Federal Regulators Set Sights on Tech Giant’s Cloud Dominance
The technology industry’s regulatory landscape is shifting once again, and I believe we’re witnessing a pivotal moment that could reshape how cloud computing operates. The Federal Trade Commission has launched a comprehensive investigation into one of the world’s largest technology companies, focusing on potential anticompetitive practices in cloud services and artificial intelligence markets.
This investigation represents more than just routine regulatory oversight—it signals a fundamental concern about market concentration that I think is long overdue. The probe examines whether the company has leveraged its dominant position in software licensing to unfairly advantage its cloud infrastructure services, particularly through pricing structures that make it prohibitively expensive for customers to use competing platforms.
The Heart of the Competition Concerns
What makes this investigation particularly significant is its focus on bundling practices and licensing arrangements. The FTC is scrutinizing how the company’s 2019 changes to software licensing terms effectively created financial barriers for customers wanting to run certain applications on rival cloud platforms. This is exactly the kind of behavior that stifles innovation and limits consumer choice.
I find it telling that competitors and customers have repeatedly raised concerns about these practices, often anonymously due to fear of retaliation. When market participants are afraid to speak openly about anticompetitive behavior, that’s a clear red flag that regulatory intervention may be necessary.
The investigation spans multiple areas including cloud services, software products, and AI development tools. Federal investigators are gathering detailed information about business agreements, pricing strategies, and market barriers that might prevent competitors from effectively challenging the company’s dominance.
Global Regulatory Momentum
This isn’t an isolated American concern. Regulators in Europe, the United Kingdom, and Japan are conducting parallel investigations into similar practices. This coordinated global scrutiny suggests the issues at stake transcend national boundaries and represent fundamental questions about how digital markets should operate.
The international dimension is crucial because cloud computing is inherently global. When one company can use licensing restrictions to channel customers toward its own infrastructure worldwide, the competitive implications extend far beyond any single jurisdiction.
Why This Matters Now
The timing of this investigation is particularly important given the rapid expansion of artificial intelligence applications. Cloud infrastructure serves as the backbone for AI development and deployment, making control over these services increasingly strategic. I believe regulators are right to be concerned about how dominance in traditional software markets might translate into unfair advantages in emerging AI markets.
For businesses currently using or considering cloud services, this investigation should serve as a wake-up call about vendor lock-in risks. Companies that have built their operations around a single provider’s ecosystem may find themselves with limited alternatives if competitive practices continue unchecked.
Implications for Different Stakeholders
This investigation will have varying impacts depending on your position in the technology ecosystem. Large enterprises with significant bargaining power may benefit from increased regulatory scrutiny that could lead to more favorable licensing terms. Small and medium-sized businesses, however, might face short-term disruption as the market adjusts to potential regulatory changes.

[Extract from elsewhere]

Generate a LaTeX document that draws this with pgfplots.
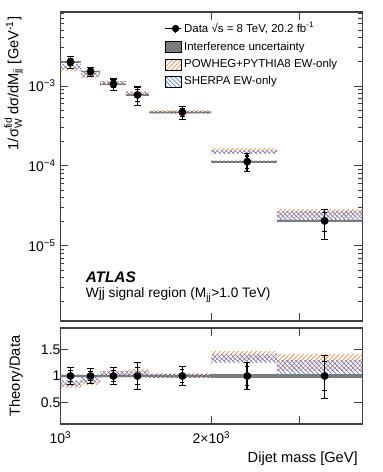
\documentclass[border=0pt]{standalone}
\usepackage{fontspec}
\setmainfont{Liberation Sans}
\usepackage{amsmath}
\usepackage{pgfplots}
\pgfplotsset{compat=1.18}
\usepackage{pgfplotstable}
\usetikzlibrary{patterns,patterns.meta}

\definecolor{powcol}{RGB}{245,135,60}
\definecolor{shecol}{RGB}{80,120,225}

% bands per bin: POWHEG (pl,ph), SHERPA (sl,sh), interference (il,ih)
\pgfplotstableread{
xlo  xhi  pl      ph      sl      sh      il      ih
1000 1100 1.56e-3 1.76e-3 1.64e-3 1.84e-3 1.96e-3 2.04e-3
1100 1200 1.27e-3 1.42e-3 1.31e-3 1.46e-3 1.48e-3 1.54e-3
1200 1350 1.05e-3 1.13e-3 1.06e-3 1.14e-3 1.03e-3 1.07e-3
1350 1500 7.93e-4 8.62e-4 7.85e-4 8.39e-4 7.55e-4 7.85e-4
1500 2000 4.55e-4 4.88e-4 4.55e-4 4.83e-4 4.60e-4 4.78e-4
2000 2700 1.47e-4 1.66e-4 1.41e-4 1.58e-4 1.10e-4 1.16e-4
2700 4000 2.26e-5 2.87e-5 2.15e-5 2.67e-5 1.99e-5 2.11e-5
}\topbands

\pgfplotstableread{
xlo  xhi  pl   ph   sl   sh   il   ih
1000 1100 0.78 0.88 0.82 0.92 0.98 1.02
1100 1200 0.84 0.94 0.87 0.97 0.98 1.02
1200 1350 1.00 1.08 1.01 1.09 0.98 1.02
1350 1500 1.03 1.12 1.02 1.09 0.98 1.02
1500 2000 0.97 1.04 0.97 1.03 0.98 1.02
2000 2700 1.30 1.47 1.25 1.40 0.97 1.03
2700 4000 1.10 1.40 1.05 1.30 0.97 1.03
}\ratbands

\pgfplotstableread{
x    y       ep     em     st      r rep  rem  rst
1047 2.00e-3 3.4e-4 3.4e-4 2.0e-4  1 0.17 0.17 0.10
1148 1.51e-3 2.1e-4 2.1e-4 1.36e-4 1 0.14 0.14 0.09
1275 1.05e-3 1.7e-4 1.7e-4 1.05e-4 1 0.16 0.16 0.10
1424 7.70e-4 2.0e-4 2.0e-4 1.3e-4  1 0.26 0.26 0.17
1750 4.69e-4 8.4e-5 8.4e-5 5.6e-5  1 0.18 0.18 0.12
2357 1.13e-4 2.9e-5 2.9e-5 2.0e-5  1 0.26 0.26 0.18
3362 2.05e-5 7.8e-6 8.6e-6 5.5e-6  1 0.38 0.42 0.27
}\meas

\tikzset{
  powfill/.style={pattern={Lines[angle=45,distance=2.4pt,line width=0.55pt]}, pattern color=powcol},
  shefill/.style={pattern={Lines[angle=-45,distance=2.4pt,line width=0.55pt]}, pattern color=shecol},
  intfill/.style={preaction={fill=black!45}, pattern=crosshatch dots, pattern color=black},
}

% one filled rectangle per bin: #1 table, #2 low column, #3 high column, #4 style
\newcommand\bandrects[4]{%
  \pgfplotsforeachungrouped \i in {0,...,6}{%
    \pgfplotstablegetelem{\i}{xlo}\of#1\let\xa\pgfplotsretval
    \pgfplotstablegetelem{\i}{xhi}\of#1\let\xb\pgfplotsretval
    \pgfplotstablegetelem{\i}{#2}\of#1\let\ya\pgfplotsretval
    \pgfplotstablegetelem{\i}{#3}\of#1\let\yb\pgfplotsretval
    \edef\doit{\noexpand\addplot[forget plot, draw=none, #4]
      coordinates {(\xa,\ya)(\xb,\ya)(\xb,\yb)(\xa,\yb)};}%
    \doit
  }%
}
\newcommand\allbands[1]{%
  \bandrects{#1}{pl}{ph}{powfill}%
  \bandrects{#1}{sl}{sh}{shefill}%
  \bandrects{#1}{il}{ih}{intfill}%
}

\begin{document}
\begin{tikzpicture}
\begin{axis}[name=top, scale only axis, width=226.5pt, height=231.75pt,
  xmode=log, ymode=log, xmin=1000, xmax=4000, ymin=1.15e-6, ymax=8.4e-3,
  tick align=inside, major tick length=6pt, minor tick length=3pt,
  axis line style={black!75, line width=0.8pt},
  tick style={black!75, line width=0.6pt},
  tick label style={font=\fontsize{10.5}{12}\selectfont},
  xtick={1000,2000,3000}, xticklabels={},
  ytick={1e-5,1e-4,1e-3},
  yticklabels={10\textsuperscript{\textminus5},10\textsuperscript{\textminus4},10\textsuperscript{\textminus3}},
  minor ytick={2e-6,3e-6,4e-6,5e-6,6e-6,7e-6,8e-6,9e-6,
    2e-5,3e-5,4e-5,5e-5,6e-5,7e-5,8e-5,9e-5,
    2e-4,3e-4,4e-4,5e-4,6e-4,7e-4,8e-4,9e-4,
    2e-3,3e-3,4e-3,5e-3,6e-3,7e-3,8e-3},
  ylabel={$\text{1/σ}^{\text{fid}}_{\text{W}}\,\text{dσ/dM}_{\text{jj}}$ [GeV$^{\text{-1}}$]},
  ylabel style={font=\fontsize{11}{13}\selectfont, at={(axis description cs:-0.109,1)}, anchor=south east},
  legend cell align=left,
  legend style={draw=none, fill=none, at={(axis description cs:0.33,0.985)}, anchor=north west,
    font=\fontsize{8.6}{10}\selectfont, row sep=1.3pt},
]
\allbands{\topbands}
\addplot[forget plot, only marks, mark=*, mark size=2.7pt, black,
  error bars/.cd, y dir=both, y explicit,
  error bar style={line width=1.2pt, black},
  error mark options={rotate=90, mark size=2.4pt, line width=0.8pt, black}]
  table[x=x, y=y, y error plus=ep, y error minus=em]{\meas};
\addplot[forget plot, only marks, mark=none, black,
  error bars/.cd, y dir=both, y explicit,
  error bar style={line width=1.2pt, black},
  error mark options={rotate=90, mark size=1.6pt, line width=0.8pt, black}]
  table[x=x, y=y, y error plus=st, y error minus=st]{\meas};
\addlegendimage{legend image code/.code={
  \draw[black, line width=0.8pt] (0pt,0pt) -- (12pt,0pt);
  \draw[black, line width=1pt] (8pt,-3pt) -- (8pt,3pt);
  \fill[black] (8pt,0pt) circle (2.5pt);}}
\addlegendentry{Data √s = 8 TeV, 20.2 fb\textsuperscript{-1}}
\addlegendimage{legend image code/.code={\fill[intfill] (0pt,-4pt) rectangle (12pt,4pt);}}
\addlegendentry{Interference uncertainty}
\addlegendimage{legend image code/.code={\fill[powfill] (0pt,-4pt) rectangle (12pt,4pt);}}
\addlegendentry{POWHEG+PYTHIA8 EW-only}
\addlegendimage{legend image code/.code={\fill[shefill] (0pt,-4pt) rectangle (12pt,4pt);}}
\addlegendentry{SHERPA EW-only}
\node[anchor=base west, inner sep=0pt, font=\bfseries\itshape\fontsize{11.5}{13}\selectfont] at (axis description cs:0.083,0.125) {ATLAS};
\node[anchor=base west, inner sep=0pt, font=\fontsize{10.3}{12}\selectfont] at (axis description cs:0.083,0.075) {Wjj signal region (M\textsubscript{jj}>1.0 TeV)};
\end{axis}
\begin{axis}[name=bot, at={(top.south west)}, anchor=north west, yshift=-5.25pt,
  scale only axis, width=226.5pt, height=72pt,
  xmode=log, xmin=1000, xmax=4000, ymin=0.09, ymax=1.91,
  tick align=inside, major tick length=6pt, minor tick length=3pt,
  axis line style={black!75, line width=0.8pt},
  tick style={black!75, line width=0.6pt},
  tick label style={font=\fontsize{10.5}{12}\selectfont},
  yticklabel shift=-3.5pt, xticklabel shift=2pt,
  /pgf/number format/assume math mode=true,
  xtick={1000,2000,3000},
  xticklabels={10\textsuperscript{3},2×10\textsuperscript{3},{}},
  ytick={0.5,1,1.5}, yticklabels={0.5,1,1.5},
  xlabel={Dijet mass [GeV]},
  xlabel style={font=\fontsize{11}{13}\selectfont, at={(axis description cs:1,0)}, anchor=north east, yshift=-17.5pt},
  ylabel={Theory/Data},
  ylabel style={font=\fontsize{11}{13}\selectfont, at={(axis description cs:-0.109,0.5)}, anchor=south},
]
\allbands{\ratbands}
\addplot[only marks, mark=*, mark size=2.7pt, black,
  error bars/.cd, y dir=both, y explicit,
  error bar style={line width=1.2pt, black},
  error mark options={rotate=90, mark size=2.4pt, line width=0.8pt, black}]
  table[x=x, y=r, y error plus=rep, y error minus=rem]{\meas};
\addplot[only marks, mark=none, black,
  error bars/.cd, y dir=both, y explicit,
  error bar style={line width=1.2pt, black},
  error mark options={rotate=90, mark size=1.6pt, line width=0.8pt, black}]
  table[x=x, y=r, y error plus=rst, y error minus=rst]{\meas};
\end{axis}
\path (top.north west) ++(-45pt,9pt) coordinate (a);
\path (bot.south east) ++(15pt,-36pt) coordinate (b);
\path (a) rectangle (b);
\end{tikzpicture}
\end{document}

For competitors in the cloud space, this investigation represents a crucial opportunity to level the playing field. If successful, it could remove artificial barriers that have made it difficult to compete on technical merit alone.
Software developers and technology startups should pay close attention to these proceedings. The outcome could significantly affect their ability to choose cloud platforms based on technical requirements rather than licensing constraints.
The Broader Context
This investigation fits into a larger pattern of antitrust enforcement targeting major technology companies. While previous cases have focused on social media platforms and search engines, this probe addresses the foundational infrastructure layer that supports much of the modern digital economy.
I think this represents a more sophisticated understanding of how market power operates in the technology sector. Rather than just looking at consumer-facing services, regulators are examining how control over business-to-business infrastructure can create competitive bottlenecks.
The investigation’s focus on AI markets is particularly prescient. As artificial intelligence becomes increasingly central to business operations across industries, ensuring competitive access to the underlying computing infrastructure becomes a matter of economic importance that extends well beyond the technology sector.
Looking Forward
While investigations don’t always result in formal legal action, the mere fact of regulatory scrutiny often influences corporate behavior. Companies under investigation typically become more cautious about practices that might be viewed as anticompetitive, which can benefit competition even before any formal resolution.
The ultimate outcome will likely depend on the strength of evidence regarding exclusionary practices and their impact on competition. Given the complexity of cloud computing markets and licensing arrangements, building a compelling case will require substantial technical and economic analysis.
For the technology industry as a whole, this investigation represents a test of whether current antitrust frameworks can effectively address competitive concerns in rapidly evolving digital markets. The precedent established here will likely influence how regulators approach similar issues in other sectors where dominant platforms control access to essential business infrastructure.